Every bullet fired or punch thrown is unsparing, the camera lingering on each inch of viscera and relishing every unseemly splatter. The infiltration of the freedom fighters campsite, Harley’s aforementioned escape from the General’s fortress, a ruthless showdown between Flag and Peacemaker, and the final fight against Project Starfish all number among the best action setpieces of either dueling comic-book studios, featuring consistently outstanding choreography that meshes perfectly with the film’s sprawling sets. The combat is further improved upon by alluring cinematography from frequent Gunn contributor Henry Braham, adding a vital visual flair to the film that helps keep it feeling cinematically fresh throughout.
Despite all of this, there are a few spots in which the film treads in decidedly murkier waters. For starters, the native Corto Maltesians are given little to no agency in the film, existing solely as bodies to be either butchered by the squad or possessed by a certain alien entity towards the end of the film. Even the freedom fighters with whom the squad must work to take down the new regime are little more than cardboard cutouts with no tangible presence in the film (a fact acutely accentuated after the final rebel militiaman working with the villains is killed, Harley remarking she didn’t even know that he had still been with them). On top of that, the previously mentioned fact that Elba is playing little more than a xerox replica of Smith’s Deadshot that changes little more than the color of his armor is simply a consistent distraction sure to pull audiences out of the story if they stop to think about it for any more than a moment.
It’s been reported that Elba had originally joined to replace Smith as Deadshot but that decision was quickly altered to allow for the latter actor to potentially return in a future installment. The strange part is that Gunn apparently did not see fit to tweak Elba’s character in anything but name, straddling him with the same subplot of a disappointed daughter waiting for him on the outside and ability to turn anything into a deadly projectile weapon with peerless aim. While the decision certainly does not derail the entire film, it does remain one of its biggest enigmas, as one cannot help but think of all the unique characters Elba might have skillfully personified had Gunn taken a day or two to go back to the drawing board and pull out yet another ridiculous gem from DC lore.

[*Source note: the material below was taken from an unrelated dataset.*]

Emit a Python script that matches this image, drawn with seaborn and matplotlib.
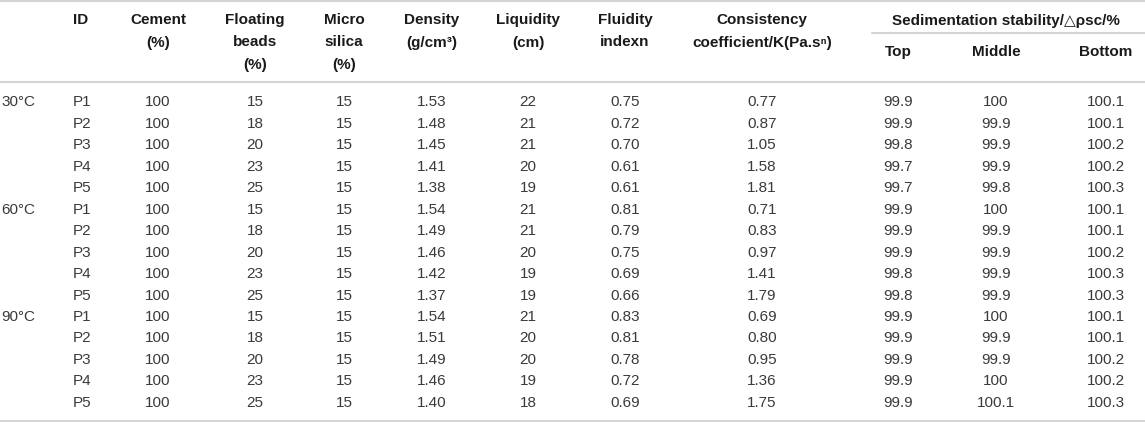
import pandas as pd
import matplotlib.pyplot as plt
import seaborn as sns

sns.set_theme(style="white")
plt.rcParams['font.family'] = ['Liberation Sans', 'DejaVu Sans']

# Table data
temps = ['30°C', '60°C', '90°C']
ids = ['P1', 'P2', 'P3', 'P4', 'P5']
cement = [100] * 15
beads = [15, 18, 20, 23, 25] * 3
silica = [15] * 15
density = [1.53, 1.48, 1.45, 1.41, 1.38,
           1.54, 1.49, 1.46, 1.42, 1.37,
           1.54, 1.51, 1.49, 1.46, 1.40]
liquidity = [22, 21, 21, 20, 19,
             21, 21, 20, 19, 19,
             21, 20, 20, 19, 18]
fluidity = [0.75, 0.72, 0.70, 0.61, 0.61,
            0.81, 0.79, 0.75, 0.69, 0.66,
            0.83, 0.81, 0.78, 0.72, 0.69]
consistency = [0.77, 0.87, 1.05, 1.58, 1.81,
               0.71, 0.83, 0.97, 1.41, 1.79,
               0.69, 0.80, 0.95, 1.36, 1.75]
top = [99.9, 99.9, 99.8, 99.7, 99.7,
       99.9, 99.9, 99.9, 99.8, 99.8,
       99.9, 99.9, 99.9, 99.9, 99.9]
middle = [100, 99.9, 99.9, 99.9, 99.8,
          100, 99.9, 99.9, 99.9, 99.9,
          100, 99.9, 99.9, 100, 100.1]
bottom = [100.1, 100.1, 100.2, 100.2, 100.3,
          100.1, 100.1, 100.2, 100.3, 100.3,
          100.1, 100.1, 100.2, 100.2, 100.3]

df = pd.DataFrame({
    'temp': [t for t in temps for _ in ids],
    'id': ids * 3,
    'cement': cement, 'beads': beads, 'silica': silica,
    'density': density, 'liquidity': liquidity, 'fluidity': fluidity,
    'consistency': consistency, 'top': top, 'middle': middle, 'bottom': bottom,
})

headers = {
    'cement': ['Cement', '(%)'],
    'beads': ['Floating', 'beads', '(%)'],
    'silica': ['Micro', 'silica', '(%)'],
    'density': ['Density', '(g/cm³)'],
    'liquidity': ['Liquidity', '(cm)'],
    'fluidity': ['Fluidity', 'indexn'],
    'consistency': ['Consistency', 'coefficient/K(Pa.sⁿ)'],
}
sub_headers = {'top': 'Top', 'middle': 'Middle', 'bottom': 'Bottom'}

fmt = {
    'cement': '{:d}', 'beads': '{:d}', 'silica': '{:d}',
    'density': '{:.2f}', 'liquidity': '{:d}', 'fluidity': '{:.2f}',
    'consistency': '{:.2f}', 'top': '{:g}', 'middle': '{:g}', 'bottom': '{:g}',
}

# layout (pixel units)
col_x = {'cement': 158, 'beads': 255, 'silica': 344, 'density': 432,
         'liquidity': 528, 'fluidity': 625, 'consistency': 762,
         'top': 898, 'middle': 996, 'bottom': 1106}
id_x = 73
temp_x = 1
row_y0 = 102.5
row_dy = 21.45
fs = 11
head_col = '#1a1a1a'
val_col = '#3a3a3a'
line_col = '#d4d4d4'

fig = plt.figure(figsize=(11.45, 4.22), dpi=100)
ax = fig.add_axes([0, 0, 1, 1])
ax.set_xlim(0, 1145)
ax.set_ylim(422, 0)
ax.axis('off')

# rules
ax.axhline(1, color=line_col, lw=1.5)
ax.axhline(82, color=line_col, lw=1.5)
ax.axhline(420.5, color=line_col, lw=1.5)
ax.plot([872, 1145], [33, 33], color=line_col, lw=1.5)

# header text
ax.text(id_x, 20, 'ID', ha='left', va='center', fontsize=fs,
        fontweight='bold', color=head_col)
for key, lines in headers.items():
    for i, line in enumerate(lines):
        ax.text(col_x[key], 20 + 22.5 * i, line, ha='center', va='center',
                fontsize=fs, fontweight='bold', color=head_col)
ax.text(1006, 21, 'Sedimentation stability/△ρsc/%', ha='center', va='center',
        fontsize=fs, fontweight='bold', color=head_col)
for key, label in sub_headers.items():
    ax.text(col_x[key], 52, label, ha='center', va='center', fontsize=fs,
            fontweight='bold', color=head_col)

# body
for r, row in df.reset_index(drop=True).iterrows():
    y = row_y0 + r * row_dy
    if row['id'] == 'P1':
        ax.text(temp_x, y, row['temp'], ha='left', va='center', fontsize=fs,
                color=val_col)
    ax.text(id_x, y, row['id'], ha='left', va='center', fontsize=fs,
            color=val_col)
    for key, f in fmt.items():
        v = row[key]
        txt = f.format(int(v)) if f == '{:d}' else f.format(v)
        ax.text(col_x[key], y, txt, ha='center', va='center', fontsize=fs,
                color=val_col)

plt.savefig('out.png', dpi=100)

What ‘The Suicide Squad’ May Mean For the Future of the DCEU
With Gunn’s ‘The Suicide Squad’ spin-off ‘Peacemaker’ set to release in January of 2022 and DC Films President Walter Hamada recently stating the director would be back with more related films in the future, it’s clear that the film represents the capitalization of the studio on a clear new direction (the first it has had since the sacking of Zack Snyder and his respective vision for the universe in 2017). While the film doesn’t appear to directly set up the likes of Leslie Grace’s ‘Batgirl’ (2022) or Xolo Maridueña’s ‘Blue Beetle’ (TBD), it does offer a unique window into the big swings the studio is willing to take with both its talent and its characters going forward.
As it becomes evident the studio has given up the hopes of creating the cohesive multi-film narratives or interconnected storylines that define its MCU counterpart, ‘The Suicide Squad’ represents a bold declaration that a charismatic cast and creative team with some reckless vision may indeed be enough to satisfy the die-hard fandom and casual moviegoer alike. Because if a movie starring Polka-Dot Man can make a profit, then quite literally anything is possible for DC going forward.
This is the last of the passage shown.